(Code that draws figures)
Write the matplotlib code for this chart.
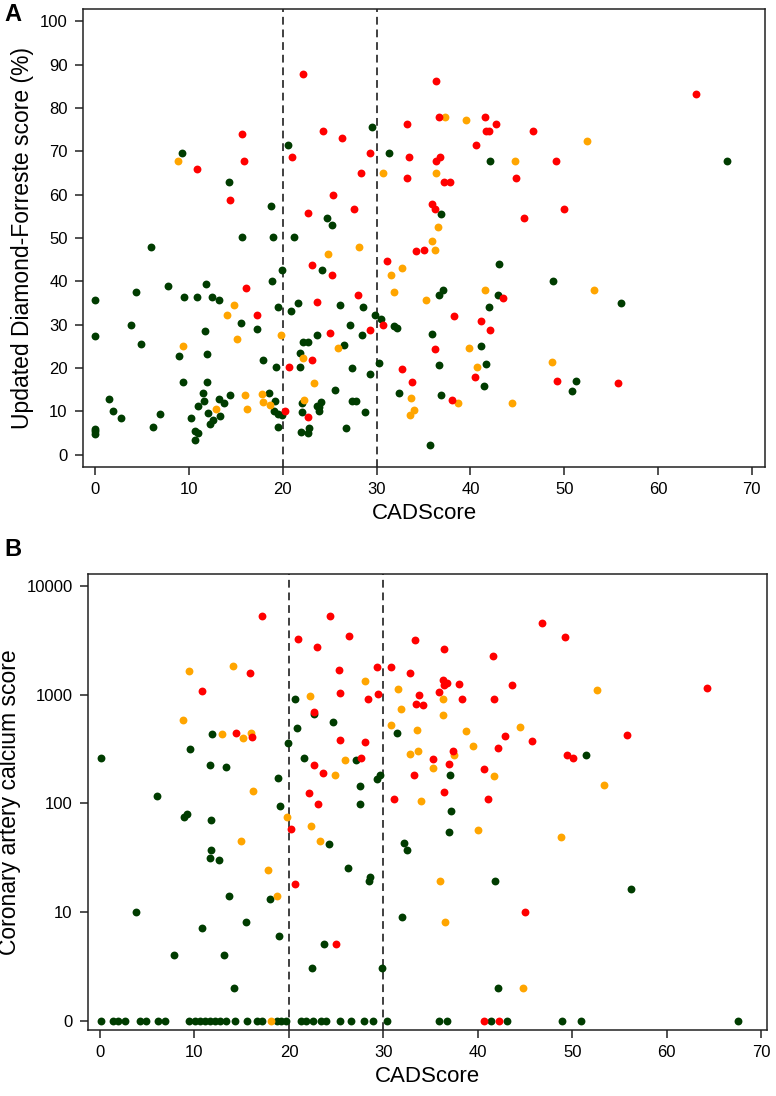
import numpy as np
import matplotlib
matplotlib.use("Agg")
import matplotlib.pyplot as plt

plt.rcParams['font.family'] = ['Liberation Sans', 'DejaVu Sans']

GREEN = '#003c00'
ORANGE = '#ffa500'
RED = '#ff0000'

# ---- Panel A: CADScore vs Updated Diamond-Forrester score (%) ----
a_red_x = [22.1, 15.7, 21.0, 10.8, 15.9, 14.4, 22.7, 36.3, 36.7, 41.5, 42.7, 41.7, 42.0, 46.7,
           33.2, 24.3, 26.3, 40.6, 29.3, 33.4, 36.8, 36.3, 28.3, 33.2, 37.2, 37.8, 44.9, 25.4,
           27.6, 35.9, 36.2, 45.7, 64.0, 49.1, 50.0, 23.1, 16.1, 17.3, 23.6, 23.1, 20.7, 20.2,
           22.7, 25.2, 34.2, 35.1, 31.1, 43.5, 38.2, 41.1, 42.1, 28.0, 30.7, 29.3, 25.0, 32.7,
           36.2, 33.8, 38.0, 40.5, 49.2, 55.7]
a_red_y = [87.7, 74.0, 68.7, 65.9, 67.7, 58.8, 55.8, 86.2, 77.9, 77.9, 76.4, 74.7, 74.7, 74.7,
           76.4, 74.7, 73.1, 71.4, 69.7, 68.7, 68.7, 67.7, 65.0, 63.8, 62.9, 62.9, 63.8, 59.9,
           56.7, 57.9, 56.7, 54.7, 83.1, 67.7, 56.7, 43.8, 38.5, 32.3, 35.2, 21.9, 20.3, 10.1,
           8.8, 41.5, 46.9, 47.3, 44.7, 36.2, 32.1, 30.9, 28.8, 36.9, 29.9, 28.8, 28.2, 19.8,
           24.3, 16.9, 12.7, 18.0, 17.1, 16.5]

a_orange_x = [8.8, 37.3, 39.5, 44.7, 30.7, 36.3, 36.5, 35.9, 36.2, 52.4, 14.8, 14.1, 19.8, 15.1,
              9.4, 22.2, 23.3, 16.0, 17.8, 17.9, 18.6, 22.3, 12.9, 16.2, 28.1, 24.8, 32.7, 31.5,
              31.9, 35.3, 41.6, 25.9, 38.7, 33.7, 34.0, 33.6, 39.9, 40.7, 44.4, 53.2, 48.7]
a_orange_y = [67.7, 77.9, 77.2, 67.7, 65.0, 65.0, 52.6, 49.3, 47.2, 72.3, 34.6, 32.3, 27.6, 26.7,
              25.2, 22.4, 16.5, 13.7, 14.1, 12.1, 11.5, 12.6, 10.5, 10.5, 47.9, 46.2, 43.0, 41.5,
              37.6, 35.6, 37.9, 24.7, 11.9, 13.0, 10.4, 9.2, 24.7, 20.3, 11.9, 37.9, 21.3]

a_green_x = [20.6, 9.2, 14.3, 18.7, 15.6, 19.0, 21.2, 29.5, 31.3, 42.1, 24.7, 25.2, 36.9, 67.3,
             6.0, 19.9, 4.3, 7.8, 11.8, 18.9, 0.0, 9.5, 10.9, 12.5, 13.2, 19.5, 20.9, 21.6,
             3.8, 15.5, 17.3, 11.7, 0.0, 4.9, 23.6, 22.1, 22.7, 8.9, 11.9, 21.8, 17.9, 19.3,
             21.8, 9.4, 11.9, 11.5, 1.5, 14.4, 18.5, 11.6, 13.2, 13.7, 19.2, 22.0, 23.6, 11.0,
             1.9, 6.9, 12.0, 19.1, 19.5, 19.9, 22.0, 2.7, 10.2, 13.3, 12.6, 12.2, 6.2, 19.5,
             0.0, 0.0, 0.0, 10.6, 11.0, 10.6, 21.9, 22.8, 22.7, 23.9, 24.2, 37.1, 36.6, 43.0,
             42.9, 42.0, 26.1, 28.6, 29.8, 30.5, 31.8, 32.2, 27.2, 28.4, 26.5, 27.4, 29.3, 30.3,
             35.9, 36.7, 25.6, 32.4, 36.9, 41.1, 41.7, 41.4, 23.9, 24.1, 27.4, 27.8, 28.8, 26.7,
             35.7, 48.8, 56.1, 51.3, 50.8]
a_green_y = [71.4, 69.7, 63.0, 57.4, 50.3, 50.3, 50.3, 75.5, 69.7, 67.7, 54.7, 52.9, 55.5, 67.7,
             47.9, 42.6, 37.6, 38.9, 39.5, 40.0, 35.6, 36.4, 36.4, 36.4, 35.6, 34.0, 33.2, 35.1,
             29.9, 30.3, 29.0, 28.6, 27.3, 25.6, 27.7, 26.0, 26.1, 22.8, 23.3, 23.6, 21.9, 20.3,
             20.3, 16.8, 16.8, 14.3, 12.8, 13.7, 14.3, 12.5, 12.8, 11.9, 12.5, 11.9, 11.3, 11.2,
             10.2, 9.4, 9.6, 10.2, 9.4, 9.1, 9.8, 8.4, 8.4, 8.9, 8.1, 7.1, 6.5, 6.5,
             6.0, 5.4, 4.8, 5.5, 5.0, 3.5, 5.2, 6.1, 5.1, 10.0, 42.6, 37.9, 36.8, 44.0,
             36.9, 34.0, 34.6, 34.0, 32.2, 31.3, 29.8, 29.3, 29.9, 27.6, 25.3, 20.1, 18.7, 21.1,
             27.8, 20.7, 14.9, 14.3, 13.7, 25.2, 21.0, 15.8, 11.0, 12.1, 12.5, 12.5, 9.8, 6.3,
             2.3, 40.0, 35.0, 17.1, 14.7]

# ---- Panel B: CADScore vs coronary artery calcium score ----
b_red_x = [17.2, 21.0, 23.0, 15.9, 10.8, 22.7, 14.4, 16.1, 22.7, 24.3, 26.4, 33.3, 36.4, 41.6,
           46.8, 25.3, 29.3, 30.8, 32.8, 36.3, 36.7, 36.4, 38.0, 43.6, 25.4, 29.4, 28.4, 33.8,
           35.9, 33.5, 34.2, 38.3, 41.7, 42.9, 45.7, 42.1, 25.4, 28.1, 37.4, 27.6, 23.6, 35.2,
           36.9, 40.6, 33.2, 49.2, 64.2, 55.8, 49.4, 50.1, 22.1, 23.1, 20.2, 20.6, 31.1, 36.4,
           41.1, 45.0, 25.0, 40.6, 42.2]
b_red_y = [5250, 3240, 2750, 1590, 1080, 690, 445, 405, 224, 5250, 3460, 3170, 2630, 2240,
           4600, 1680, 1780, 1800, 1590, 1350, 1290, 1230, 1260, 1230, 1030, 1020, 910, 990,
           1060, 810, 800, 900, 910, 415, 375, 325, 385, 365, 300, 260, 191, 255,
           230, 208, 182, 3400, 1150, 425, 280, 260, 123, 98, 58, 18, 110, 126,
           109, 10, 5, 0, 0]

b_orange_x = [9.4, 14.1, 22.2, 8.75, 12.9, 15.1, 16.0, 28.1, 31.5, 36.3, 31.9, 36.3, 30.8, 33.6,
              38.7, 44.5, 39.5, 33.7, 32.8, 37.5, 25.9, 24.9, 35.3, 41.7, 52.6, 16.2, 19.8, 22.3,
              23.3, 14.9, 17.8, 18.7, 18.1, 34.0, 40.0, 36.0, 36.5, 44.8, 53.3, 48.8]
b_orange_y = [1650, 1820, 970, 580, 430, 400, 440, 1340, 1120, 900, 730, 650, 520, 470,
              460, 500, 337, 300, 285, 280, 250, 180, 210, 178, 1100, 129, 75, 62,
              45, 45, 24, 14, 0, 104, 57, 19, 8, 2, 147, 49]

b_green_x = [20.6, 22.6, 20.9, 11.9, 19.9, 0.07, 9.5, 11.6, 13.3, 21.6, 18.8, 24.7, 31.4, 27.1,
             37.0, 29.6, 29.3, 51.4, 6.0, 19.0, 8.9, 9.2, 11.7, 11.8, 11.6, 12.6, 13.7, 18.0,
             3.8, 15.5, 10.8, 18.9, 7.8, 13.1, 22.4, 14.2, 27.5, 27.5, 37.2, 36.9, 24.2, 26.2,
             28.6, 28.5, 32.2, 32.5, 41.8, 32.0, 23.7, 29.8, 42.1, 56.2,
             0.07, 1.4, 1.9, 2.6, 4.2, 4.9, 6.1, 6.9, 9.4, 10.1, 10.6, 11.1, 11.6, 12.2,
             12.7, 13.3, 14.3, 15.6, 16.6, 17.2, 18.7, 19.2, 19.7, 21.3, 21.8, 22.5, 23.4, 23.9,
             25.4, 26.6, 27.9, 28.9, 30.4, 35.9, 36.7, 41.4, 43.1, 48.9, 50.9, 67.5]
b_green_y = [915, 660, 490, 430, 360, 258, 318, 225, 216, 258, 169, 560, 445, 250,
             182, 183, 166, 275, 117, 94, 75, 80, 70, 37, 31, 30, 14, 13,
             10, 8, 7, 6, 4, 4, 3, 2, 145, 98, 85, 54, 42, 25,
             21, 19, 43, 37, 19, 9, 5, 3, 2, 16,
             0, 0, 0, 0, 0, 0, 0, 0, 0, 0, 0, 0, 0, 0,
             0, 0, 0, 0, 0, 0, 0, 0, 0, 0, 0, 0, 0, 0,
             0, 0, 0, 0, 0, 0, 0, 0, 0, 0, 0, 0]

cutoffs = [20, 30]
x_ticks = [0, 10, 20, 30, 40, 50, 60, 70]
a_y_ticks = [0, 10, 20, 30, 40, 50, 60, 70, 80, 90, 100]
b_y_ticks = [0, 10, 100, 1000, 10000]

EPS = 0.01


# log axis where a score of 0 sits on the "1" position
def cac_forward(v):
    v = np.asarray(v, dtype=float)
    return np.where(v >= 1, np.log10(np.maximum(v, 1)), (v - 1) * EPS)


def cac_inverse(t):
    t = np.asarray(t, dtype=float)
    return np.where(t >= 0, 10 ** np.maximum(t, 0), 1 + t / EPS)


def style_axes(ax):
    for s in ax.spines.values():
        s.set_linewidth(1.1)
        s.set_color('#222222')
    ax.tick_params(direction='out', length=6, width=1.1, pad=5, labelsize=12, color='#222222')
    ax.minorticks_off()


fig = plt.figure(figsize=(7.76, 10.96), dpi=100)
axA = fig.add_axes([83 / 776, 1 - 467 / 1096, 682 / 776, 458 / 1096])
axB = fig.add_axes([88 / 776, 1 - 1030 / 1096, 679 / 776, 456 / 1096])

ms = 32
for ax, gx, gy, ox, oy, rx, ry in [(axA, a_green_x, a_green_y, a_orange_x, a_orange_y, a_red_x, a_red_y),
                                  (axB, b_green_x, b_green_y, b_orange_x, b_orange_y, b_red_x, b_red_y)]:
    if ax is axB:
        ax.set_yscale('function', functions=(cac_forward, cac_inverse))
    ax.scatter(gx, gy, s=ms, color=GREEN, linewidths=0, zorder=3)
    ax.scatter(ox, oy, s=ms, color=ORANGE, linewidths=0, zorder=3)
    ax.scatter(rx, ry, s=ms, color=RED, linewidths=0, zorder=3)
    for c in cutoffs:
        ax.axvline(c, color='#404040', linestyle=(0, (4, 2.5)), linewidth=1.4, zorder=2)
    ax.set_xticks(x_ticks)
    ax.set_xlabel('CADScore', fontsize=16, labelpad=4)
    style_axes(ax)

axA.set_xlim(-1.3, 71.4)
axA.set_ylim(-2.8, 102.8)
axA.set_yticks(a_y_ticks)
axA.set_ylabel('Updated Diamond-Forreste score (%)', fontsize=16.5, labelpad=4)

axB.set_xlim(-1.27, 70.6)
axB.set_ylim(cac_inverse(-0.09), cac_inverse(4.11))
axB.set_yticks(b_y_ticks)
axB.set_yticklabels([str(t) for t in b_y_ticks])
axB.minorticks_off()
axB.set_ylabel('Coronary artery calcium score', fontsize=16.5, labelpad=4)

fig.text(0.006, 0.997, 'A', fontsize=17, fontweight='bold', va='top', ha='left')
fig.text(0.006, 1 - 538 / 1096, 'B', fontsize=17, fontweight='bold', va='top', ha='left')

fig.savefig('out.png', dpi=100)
---
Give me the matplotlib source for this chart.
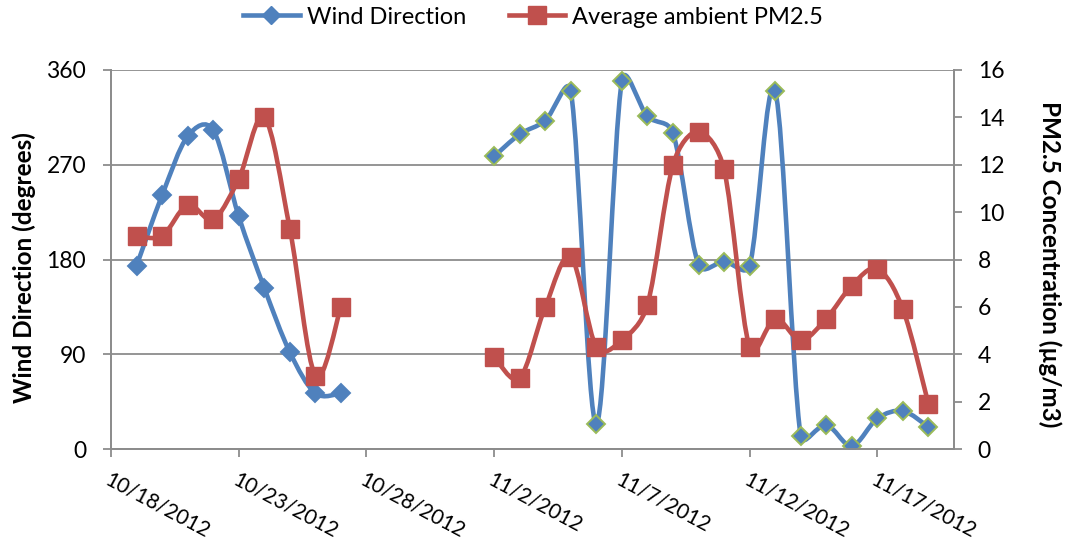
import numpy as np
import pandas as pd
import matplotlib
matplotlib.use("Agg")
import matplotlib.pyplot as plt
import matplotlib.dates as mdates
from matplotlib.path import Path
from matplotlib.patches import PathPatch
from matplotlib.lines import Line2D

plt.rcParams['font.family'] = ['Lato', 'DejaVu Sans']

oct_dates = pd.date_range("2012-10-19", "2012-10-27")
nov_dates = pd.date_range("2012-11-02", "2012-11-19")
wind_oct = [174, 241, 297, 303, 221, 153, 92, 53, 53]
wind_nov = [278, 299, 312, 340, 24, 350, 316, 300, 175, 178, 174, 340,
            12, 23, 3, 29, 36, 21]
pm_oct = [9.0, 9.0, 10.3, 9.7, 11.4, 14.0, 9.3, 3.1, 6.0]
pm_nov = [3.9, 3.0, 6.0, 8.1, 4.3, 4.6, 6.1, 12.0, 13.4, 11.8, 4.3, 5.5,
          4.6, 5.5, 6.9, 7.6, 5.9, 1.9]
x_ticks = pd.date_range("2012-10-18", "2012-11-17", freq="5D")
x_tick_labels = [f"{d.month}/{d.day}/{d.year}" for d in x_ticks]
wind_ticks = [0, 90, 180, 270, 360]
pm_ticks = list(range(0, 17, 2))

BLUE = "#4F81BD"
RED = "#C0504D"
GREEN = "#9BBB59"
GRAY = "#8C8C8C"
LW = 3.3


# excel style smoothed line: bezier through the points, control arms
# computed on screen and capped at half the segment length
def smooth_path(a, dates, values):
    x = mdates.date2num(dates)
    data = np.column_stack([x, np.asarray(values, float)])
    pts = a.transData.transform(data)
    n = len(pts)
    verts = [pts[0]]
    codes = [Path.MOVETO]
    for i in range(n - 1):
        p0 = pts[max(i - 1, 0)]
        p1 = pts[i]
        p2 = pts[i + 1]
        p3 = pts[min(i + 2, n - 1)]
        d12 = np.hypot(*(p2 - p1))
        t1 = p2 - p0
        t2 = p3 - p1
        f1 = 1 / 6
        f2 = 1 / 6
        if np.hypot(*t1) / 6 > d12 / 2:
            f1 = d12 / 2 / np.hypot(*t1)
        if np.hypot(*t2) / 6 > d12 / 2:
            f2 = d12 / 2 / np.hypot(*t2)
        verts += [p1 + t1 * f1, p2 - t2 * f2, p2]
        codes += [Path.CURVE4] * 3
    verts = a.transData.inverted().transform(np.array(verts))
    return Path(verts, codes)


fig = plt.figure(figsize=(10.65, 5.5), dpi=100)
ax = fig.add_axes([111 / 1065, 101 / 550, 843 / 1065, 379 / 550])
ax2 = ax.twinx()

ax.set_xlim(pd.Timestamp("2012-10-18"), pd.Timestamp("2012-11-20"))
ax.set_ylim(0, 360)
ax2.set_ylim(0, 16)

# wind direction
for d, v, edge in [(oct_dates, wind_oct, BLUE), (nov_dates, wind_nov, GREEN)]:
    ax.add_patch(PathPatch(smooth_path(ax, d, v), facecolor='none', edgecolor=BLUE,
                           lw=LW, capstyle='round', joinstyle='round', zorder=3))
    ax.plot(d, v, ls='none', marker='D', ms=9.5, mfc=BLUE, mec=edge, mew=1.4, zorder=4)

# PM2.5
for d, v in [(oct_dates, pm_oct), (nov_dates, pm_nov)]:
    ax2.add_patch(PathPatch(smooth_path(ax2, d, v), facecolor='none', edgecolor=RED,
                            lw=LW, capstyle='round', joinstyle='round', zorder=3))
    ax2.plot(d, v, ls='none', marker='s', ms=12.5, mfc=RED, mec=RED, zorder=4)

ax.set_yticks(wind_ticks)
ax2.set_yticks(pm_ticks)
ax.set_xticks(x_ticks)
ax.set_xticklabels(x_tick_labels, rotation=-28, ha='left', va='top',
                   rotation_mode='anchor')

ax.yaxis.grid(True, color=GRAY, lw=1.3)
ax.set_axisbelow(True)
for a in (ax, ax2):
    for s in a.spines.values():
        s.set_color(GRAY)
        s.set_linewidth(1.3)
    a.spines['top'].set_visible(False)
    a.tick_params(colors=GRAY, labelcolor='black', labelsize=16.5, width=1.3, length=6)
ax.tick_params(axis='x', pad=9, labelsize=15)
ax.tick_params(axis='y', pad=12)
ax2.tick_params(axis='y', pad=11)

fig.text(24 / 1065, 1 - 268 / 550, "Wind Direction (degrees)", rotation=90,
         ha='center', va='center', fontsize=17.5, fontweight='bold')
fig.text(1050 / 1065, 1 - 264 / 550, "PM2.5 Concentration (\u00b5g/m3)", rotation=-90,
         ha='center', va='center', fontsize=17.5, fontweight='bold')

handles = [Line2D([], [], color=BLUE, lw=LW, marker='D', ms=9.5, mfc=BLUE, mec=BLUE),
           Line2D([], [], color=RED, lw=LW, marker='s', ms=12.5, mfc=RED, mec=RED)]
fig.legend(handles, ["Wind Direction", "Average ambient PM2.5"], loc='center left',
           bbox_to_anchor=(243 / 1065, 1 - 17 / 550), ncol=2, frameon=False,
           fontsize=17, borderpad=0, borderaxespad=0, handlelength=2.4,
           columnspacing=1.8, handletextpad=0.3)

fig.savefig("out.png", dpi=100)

▶ **TASK BRIEF**
Give the number of lines above in which the word "this" occurs, with nothing else.

▶ **WORKED SOLUTION**
2